Spin-orbit-induced quantum chiral phases

The scalar spin chirality (SSC), whose nonzero value $\langle {\bf S}_i \cdot ({\bf S}_j \times {\bf S}_k) \rangle \neq 0$ implies the breaking of time-reversal and certain point-group symmetries in the ground state, is a key quantity characterizing chiral magnetism in both classical and quantum settings. The classical SSC is manifested, for instance, in skyrmion crystal phase, while the quantum SSC is still highly sought after in various frustrated spin-1/2 models. An interesting possibility that has not been explored so far is the case in which SSC is symmetry-wise allowed, yet remains zero classically due to the collinear or coplanar arrangement of spins, but is generated by virtue of quantum fluctuation. We demonstrate the existence of precisely such a phase in a spin-1/2 triangular-lattice model with XXZ interaction, spin-orbit-induced exchange interactions, and an external magnetic field.

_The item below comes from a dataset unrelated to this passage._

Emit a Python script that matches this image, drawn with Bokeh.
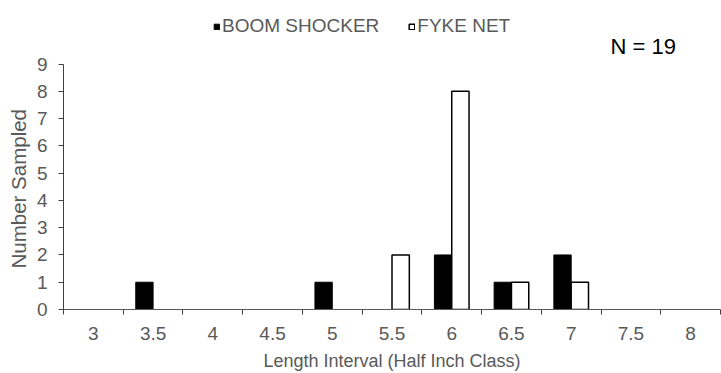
from bokeh.plotting import figure
from bokeh.models import (Range1d, FixedTicker, Legend, LegendItem, Label,
                          ColumnDataSource, Title)
from bokeh.embed import file_html
from bokeh.resources import INLINE

# ---- data ----
length_classes = ["3", "3.5", "4", "4.5", "5", "5.5", "6", "6.5", "7", "7.5", "8"]
boom_shocker = [0, 1, 0, 0, 1, 0, 2, 1, 2, 0, 0]
fyke_net = [0, 0, 0, 0, 0, 2, 8, 1, 1, 0, 0]
y_ticks = [0, 1, 2, 3, 4, 5, 6, 7, 8, 9]
series_names = ["BOOM SHOCKER", "FYKE NET"]

FONT = "Liberation Sans"
GREY = "#595959"
bar_w = 0.29
n_cat = len(length_classes)
pos = list(range(n_cat))

boom_src = ColumnDataSource(dict(
    x=[i - bar_w / 2 for i, v in zip(pos, boom_shocker) if v > 0],
    top=[v for v in boom_shocker if v > 0]))
fyke_src = ColumnDataSource(dict(
    x=[i + bar_w / 2 for i, v in zip(pos, fyke_net) if v > 0],
    top=[v for v in fyke_net if v > 0]))

# frame spans the full height; the value axis itself stops at 9
H, BOTTOM = 373, 62
AXIS_PX = 247  # pixel height of the 0..9 span
y_top = y_ticks[-1] * (H - BOTTOM) / AXIS_PX

p = figure(width=721, height=H,
           x_range=Range1d(-0.5, n_cat - 0.5), y_range=Range1d(0, y_top),
           output_backend="svg", toolbar_location=None,
           min_border_left=63, min_border_right=1,
           min_border_top=0, min_border_bottom=BOTTOM)

r_boom = p.vbar(x="x", top="top", width=bar_w, bottom=0, source=boom_src,
                fill_color="black", line_color="black", line_width=1)
r_fyke = p.vbar(x="x", top="top", width=bar_w, bottom=0, source=fyke_src,
                fill_color="white", line_color="black", line_width=1.5)

p.xgrid.visible = False
p.ygrid.visible = False
p.outline_line_color = None
p.background_fill_color = "white"
p.border_fill_color = "white"

# x axis: labels at category centres, tick marks at category boundaries
xa = p.xaxis[0]
xa.ticker = FixedTicker(ticks=pos, minor_ticks=[i - 0.5 for i in range(n_cat + 1)])
xa.major_label_overrides = {i: lab for i, lab in zip(pos, length_classes)}
xa.major_tick_out = 0
xa.major_tick_in = 0
xa.minor_tick_out = 5
xa.minor_tick_in = 0
xa.minor_tick_line_color = "#404040"
xa.axis_line_color = "#595959"
xa.major_label_text_font = FONT
xa.major_label_text_font_size = "19px"
xa.major_label_text_color = GREY
xa.major_label_standoff = 12
xa.axis_label = "Length Interval (Half Inch Class)"
xa.axis_label_text_font = FONT
xa.axis_label_text_font_size = "18px"
xa.axis_label_text_font_style = "normal"
xa.axis_label_text_color = GREY
xa.axis_label_standoff = 8

ya = p.yaxis[0]
ya.bounds = (0, y_ticks[-1])
ya.ticker = FixedTicker(ticks=y_ticks)
ya.major_tick_out = 5
ya.major_tick_in = 0
ya.minor_tick_line_color = None
ya.major_tick_line_color = "#404040"
ya.axis_line_color = "#404040"
ya.major_label_text_font = FONT
ya.major_label_text_font_size = "19px"
ya.major_label_text_color = GREY
ya.major_label_standoff = 11

# y title placed along the 0..9 span of the axis (not the full frame)
p.add_layout(Title(text="Number Sampled", align="left", offset=41, standoff=7,
                   text_font=FONT, text_font_size="20.5px",
                   text_font_style="normal", text_color=GREY), "left")

legend = Legend(items=[LegendItem(label=series_names[0], renderers=[r_boom]),
                       LegendItem(label=series_names[1], renderers=[r_fyke])],
                orientation="horizontal", location=(150, 272),
                glyph_width=7, glyph_height=7, label_standoff=2, spacing=29,
                padding=0, margin=0, border_line_alpha=0,
                background_fill_alpha=0,
                label_text_font=FONT, label_text_font_size="19px",
                label_text_color=GREY)
p.add_layout(legend, "center")

total = sum(boom_shocker) + sum(fyke_net)
p.add_layout(Label(x=547, y=263, x_units="screen", y_units="screen",
                   text=f"N = {total}", text_font=FONT, text_font_size="22px",
                   text_color="black", text_baseline="middle"))

open("out.html", "w").write(file_html(p, INLINE))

Using iDMRG, we thoroughly map out the phase diagram of the model and identify several phases with coexisting magnetic order and SSC. The nonzero SSC arises despite the classical magnetic order being collinear or coplanar. We provide detailed magnon analysis to ascribe its origin to quantum fluctuations around classical magnetic order. The estimate of SSC from magnon analysis agrees with iDMRG results quantitatively. We map out the magnon spectrum and its Berry curvature, culminating in the prediction of finite thermal Hall conductivity in these phases with SSC.